I am experimenting with the Tensorflow model optimization library and am trying to reduce the size of the SavedModel that is running in a production cluster with the goal of reducing operating costs while keeping as much performance as possible.
A few things I've read suggested I should try out pruning weights in the model. I've tried it and so far have gotten very mixed results. Here is the code for the model I am trying to prune.
n = 300000 # input vector dimension, it's not exactly 300k but it's close
code_dimension = 512
inputs = Input(shape=(n,))
outputs = Dense(code_dimension, activation='relu')(inputs)
outputs = Dense(code_dimension, activation='relu')(outputs)

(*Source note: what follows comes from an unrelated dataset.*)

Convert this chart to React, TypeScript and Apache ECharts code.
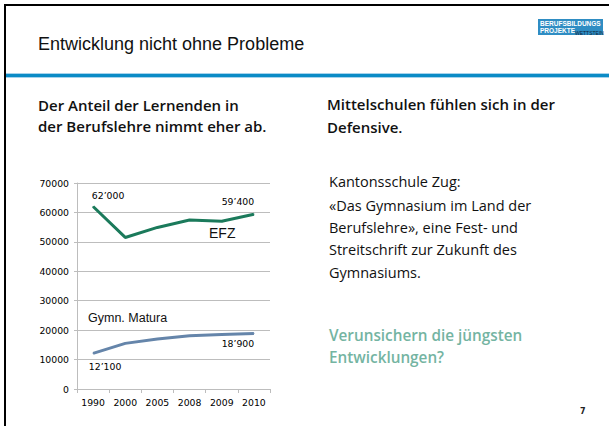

outputs = Dense(n, activation='softmax')(outputs)
model = Model(input, outputs)
model.compile("adam", "cosine_similarity")
model.fit(training_data_generator, epochs=10, validation_data=validation_data_generator)
model.save("base_model.pb")
# model pruning starts here
pruning_schedule = tfmot.sparsity.keras.ConstantSparsity(
target_sparsity=0.95, begin_step=0, end_step=-1, frequency=100
)
callbacks = [tfmot.sparsity.keras.UpdatePruningStep()]
model_for_pruning = tfmot.sparsity.keras.prune_low_magnitude(base_model, pruning_schedule=pruning_schedule)
model_for_pruning.compile(optimizer="adam", loss="cosine_similarity")
model_for_pruning.fit(training_data_generator, validation_data=validation_data_generator, epochs=2, callbacks=callbacks)
print(f"Mean model sparsity post-pruning: {mean_model_sparsity(model_for_pruning): .4f}")
# strip pruning not to carry around those extra parameters
model_for_export = tfmot.sparsity.keras.strip_pruning(model_for_pruning)
model_for_export.save("pruned_model.pb")
Here's the problem, when I set code_dimension
to 32 or 64 after model pruning and saving the pruned_model.pb
file is about 2 - 3 times smaller than the base_model.pb
file. However when I use a code dimension of 256 or 512 my pruned model is actually bigger than the base model.
I have a script that runs this and each time I run it I do a full reset of my environment.
Has anyone who used the TensorFlow model optimization library ever experienced this?